Pensions: 70% to get back over twice what they put in
The majority of people who save into a pension will be better off during retirement than if they had not made provisions, a report said today.
For around 95% of people the projected improvement to their retirement income will be greater than the cost of the contributions they make, even once inflation is taken into account.
Over 70% of savers can also expect to get back more than twice what they put into a pension, according to the Department for Work and Pensions.
The report added that there was no readily-identifiable group among working age people who, on average, could not expect to gain back more than they put into a pension.
The research, which is based on 'reasonable assumptions about the future', found that although there were some risks inherent in saving, the risk of under-saving and under-provision for retirement was far greater.
The report comes ahead of the introduction of auto-enrolment for workers in 2012.
Under the move, employees will automatically be enrolled into their company pension scheme or low-cost personal accounts if their employer does not offer their own scheme, although they will retain the right to opt out.
Individuals will contribute 4% of their pay, with their employer paying in 3% and the Government contributing 1%.
The introduction of auto-enrolment and personal accounts was one of the key recommendations made by the Turner Commission, but concerns have been expressed that some workers could be worse off under the new regime, as the increase in their pension income would be offset by the loss of means-tested benefits.

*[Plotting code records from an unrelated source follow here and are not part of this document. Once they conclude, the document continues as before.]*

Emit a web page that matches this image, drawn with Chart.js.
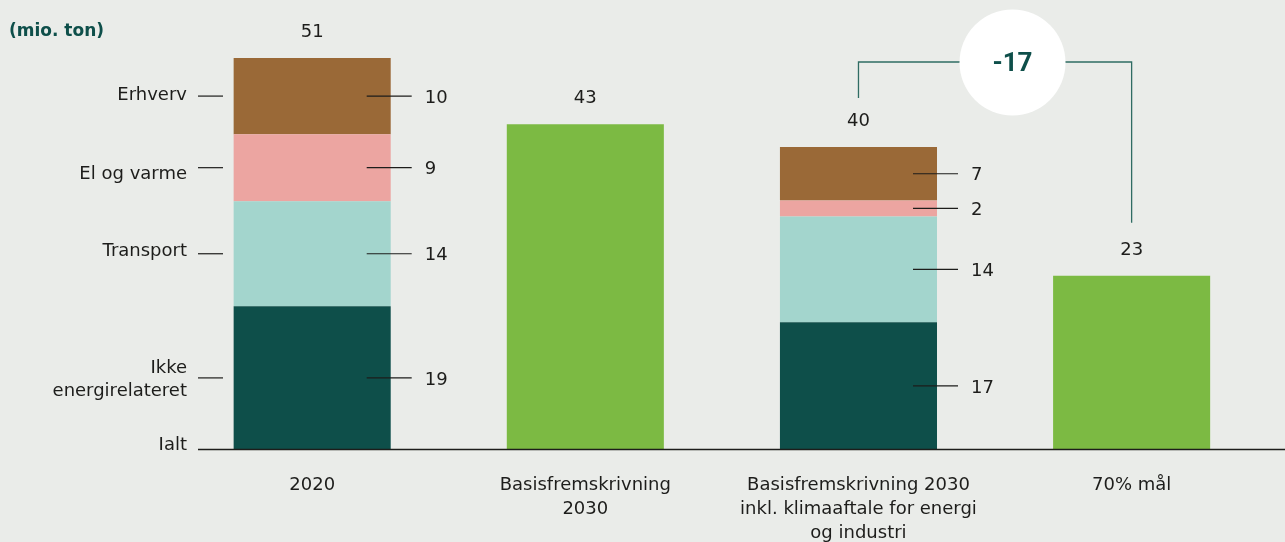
<!DOCTYPE html>
<html>
<head>
<meta charset="utf-8">
<script src="https://cdn.jsdelivr.net/npm/chart.js@4"></script>
<style>
  html, body { margin: 0; padding: 0; background: #eaece9; }
  #wrap { width: 1285px; height: 542px; position: relative; }
</style>
</head>
<body>
<div id="wrap"><canvas id="c" width="1285" height="542"></canvas></div>
<script>
// ---- data (mio. ton CO2e) ----
const categories = [
  ["2020"],
  ["Basisfremskrivning", "2030"],
  ["Basisfremskrivning 2030", "inkl. klimaaftale for energi", "og industri"],
  ["70% mål"]
];
const seriesNames = ["Ikke energirelateret", "Transport", "El og varme", "Erhverv"];
const ikkeEnergi = [18.8, null, 16.7, null];
const transport  = [13.8, null, 13.9, null];
const elOgVarme  = [8.8,  null, 2.1,  null];
const erhverv    = [10.0, null, 7.0,  null];
const totalOnly  = [null, 42.7, null, 22.8];
const leftLabels = [["Ikke", "energirelateret"], ["Transport"], ["El og varme"], ["Erhverv"]];
const baseLabel = "Ialt";
const unitLabel = "(mio. ton)";

const FONT = "'DejaVu Sans', sans-serif";
const TXT = "#1d1d1b";
const DARK = "#0e4f4a";
const colors = ["#0e4f4a", "#a3d5cd", "#eca5a1", "#9a6937", "#7cba43"];

const componentData = [ikkeEnergi, transport, elOgVarme, erhverv];
const totals = categories.map((_, i) => {
  if (totalOnly[i] != null) return totalOnly[i];
  return componentData.reduce((s, arr) => s + (arr[i] || 0), 0);
});

const datasets = componentData.map((d, k) => ({
  label: seriesNames[k], data: d, backgroundColor: colors[k], borderWidth: 0
}));
datasets.push({ label: "I alt", data: totalOnly, backgroundColor: colors[4], borderWidth: 0 });

const annot = {
  id: 'annot',
  beforeDraw(chart) {
    const ctx = chart.ctx;
    ctx.save();
    ctx.fillStyle = '#eaece9';
    ctx.fillRect(0, 0, chart.width, chart.height);
    ctx.restore();
  },
  afterDatasetsDraw(chart) {
    const ctx = chart.ctx;
    const xs = chart.scales.x, ys = chart.scales.y;
    const y0 = ys.getPixelForValue(0);
    ctx.save();

    // baseline
    ctx.strokeStyle = '#1d1d1b';
    ctx.lineWidth = 1.5;
    ctx.beginPath(); ctx.moveTo(198, y0); ctx.lineTo(chart.width, y0); ctx.stroke();

    // unit label
    ctx.fillStyle = DARK;
    ctx.font = "bold 17px " + FONT;
    ctx.textAlign = 'left'; ctx.textBaseline = 'middle';
    ctx.fillText(unitLabel, 9, 32);

    // leader lines + segment values for stacked bars
    ctx.font = "18px " + FONT;
    const leftOffsets = [2, -2, 7, -1];
    for (let k = 0; k < componentData.length; k++) {
      const meta = chart.getDatasetMeta(k);
      meta.data.forEach((bar, i) => {
        const v = componentData[k][i];
        if (v == null) return;
        const right = bar.x + bar.width / 2;
        const mid = (bar.y + bar.base) / 2;
        ctx.strokeStyle = '#1d1d1b'; ctx.lineWidth = 1.2;
        ctx.beginPath(); ctx.moveTo(right - 24, mid); ctx.lineTo(right + 21, mid); ctx.stroke();
        ctx.fillStyle = TXT; ctx.textAlign = 'left'; ctx.textBaseline = 'middle';
        ctx.fillText(String(Math.round(v)), right + 34, mid + 2);
        if (i === 0) {
          // left legend labels
          ctx.beginPath(); ctx.moveTo(198, mid); ctx.lineTo(223, mid); ctx.stroke();
          ctx.textAlign = 'right';
          const lines = leftLabels[k];
          const lh = 23;
          const cy = mid + leftOffsets[k];
          lines.forEach((t, j) => {
            ctx.fillText(t, 187, cy + (j - (lines.length - 1) / 2) * lh);
          });
        }
      });
    }
    // Ialt
    ctx.textAlign = 'right'; ctx.fillStyle = TXT;
    ctx.fillText(baseLabel, 187, y0 - 4);

    // totals above bars
    ctx.textAlign = 'center';
    totals.forEach((t, i) => {
      const yt = ys.getPixelForValue(t);
      ctx.fillText(String(Math.round(t)), xs.getPixelForValue(i), yt - 26);
    });

    // bracket with difference between bar 3 and bar 4
    const xa = xs.getPixelForValue(2), xb = xs.getPixelForValue(3);
    const ta = ys.getPixelForValue(totals[2]), tb = ys.getPixelForValue(totals[3]);
    const yTop = 62, cx = 1012.5, r = 53;
    ctx.strokeStyle = '#2f6c63'; ctx.lineWidth = 1.3;
    ctx.beginPath();
    ctx.moveTo(xa, ta - 49); ctx.lineTo(xa, yTop); ctx.lineTo(xb, yTop); ctx.lineTo(xb, tb - 53);
    ctx.stroke();
    ctx.fillStyle = '#ffffff';
    ctx.beginPath(); ctx.arc(cx, yTop + 0.5, r, 0, Math.PI * 2); ctx.fill();
    ctx.fillStyle = DARK;
    ctx.font = "bold 26px Roboto, sans-serif";
    ctx.textAlign = 'center'; ctx.textBaseline = 'middle';
    const diff = Math.round(totals[3] - totals[2]);
    ctx.fillText(String(diff), cx, yTop + 2);
    ctx.restore();
  }
};

new Chart(document.getElementById('c'), {
  type: 'bar',
  data: { labels: categories, datasets },
  options: {
    responsive: false,
    animation: false,
    devicePixelRatio: 1,
    layout: { padding: { top: 58, left: 175.6, right: 16.8, bottom: 0 } },
    plugins: { legend: { display: false }, tooltip: { enabled: false } },
    datasets: { bar: { barPercentage: 0.575, categoryPercentage: 1.0 } },
    scales: {
      x: {
        stacked: true,
        grid: { display: false, drawTicks: false },
        border: { display: false },
        ticks: {
          color: TXT, padding: 23.5, maxRotation: 0, autoSkip: false,
          font: { family: FONT, size: 18, lineHeight: 1.3333 }
        },
        afterFit(scale) { scale.height = 92.5; }
      },
      y: { stacked: true, display: false, min: 0, max: 51.4 }
    }
  },
  plugins: [annot]
});
</script>
</body>
</html>
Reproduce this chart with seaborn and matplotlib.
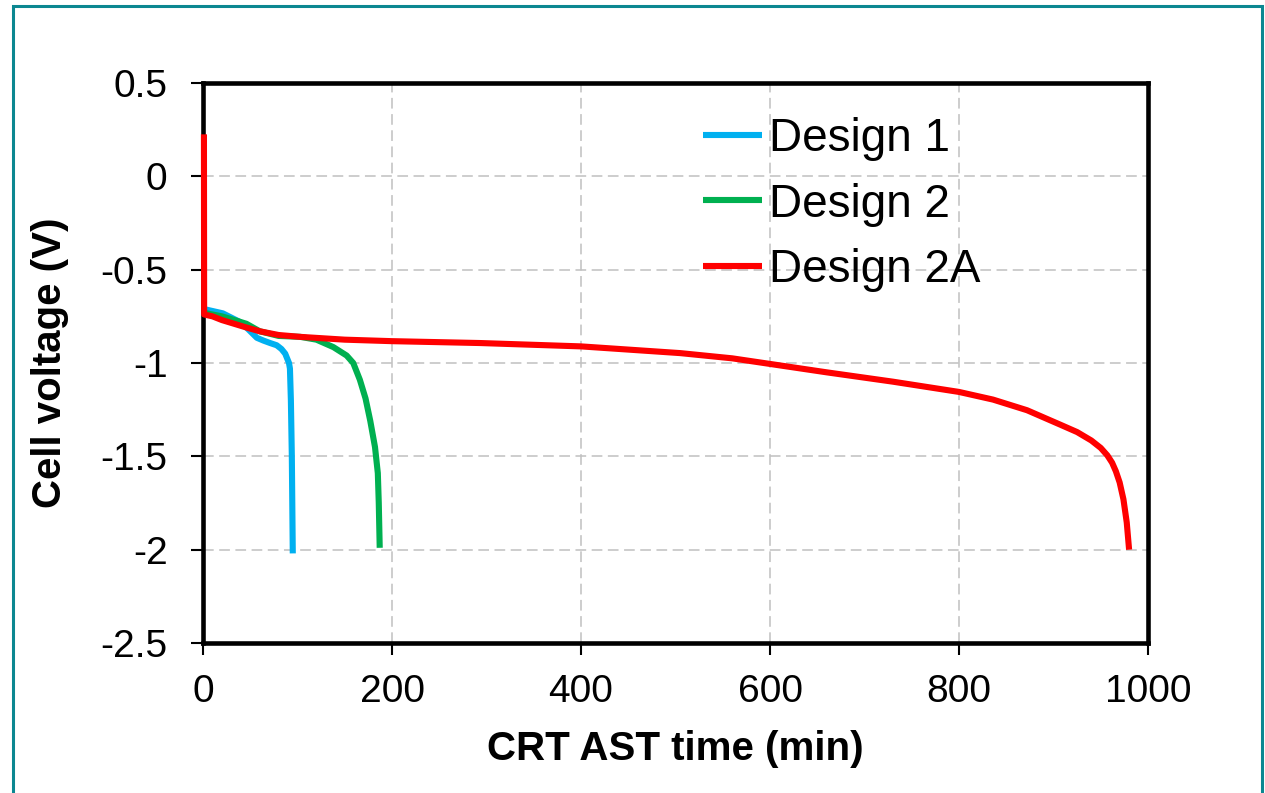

Minister of Pensions and the Ageing Society Rosie Winterton said: "This report makes clear that most people can expect their savings to make them better off in retirement.
"Rather than putting your money under a mattress, sensible saving is about making your money work harder for you, whether it is in a pension or in other ways.
"The research confirms that we are absolutely right in moving forward with the recommendations of the Turner Commission and the decision to introduce auto-enrolment in 2012."
TUC General Secretary Brendan Barber said: "This rigorous research shows that the great bulk of people are likely to be better off in retirement when auto-enrolment into an employer scheme or a personal account starts in 2012.
"It should close down the argument from those who say that means-tested benefits will make such pensions saving a bad deal for substantial groups in the workforce. Talk of mis-selling the new pensions has always been a strange use of language. After today's report it will be downright irresponsible."
Gordon Lishman, director general of Age Concern, said: "This welcome report clearly shows that, although there have been concerns about the interaction between pensions and means-tested benefits, the vast majority of people should benefit from saving after the 2012 reforms."
But Mervyn Kohler, special adviser for Help the Aged, said: "People don't always fit into neat and tidy boxes and for a few, joining a pension scheme might only result in a fall in their possible income from means-tested benefits.
"The economic analysts have done their work - now we need to build a structure of advice and guidance which can help individuals around that margin come to the right decision."
The Pensions Policy Institute also warned that the findings needed "careful interpretation" as they were based on a specific set of assumptions which "may, or may not, transpire in the real world".
It added that a minority of people would not get back the value of their own contributions after taking account of inflation due to the impact their savings would have on the means-tested benefits for which they would qualify.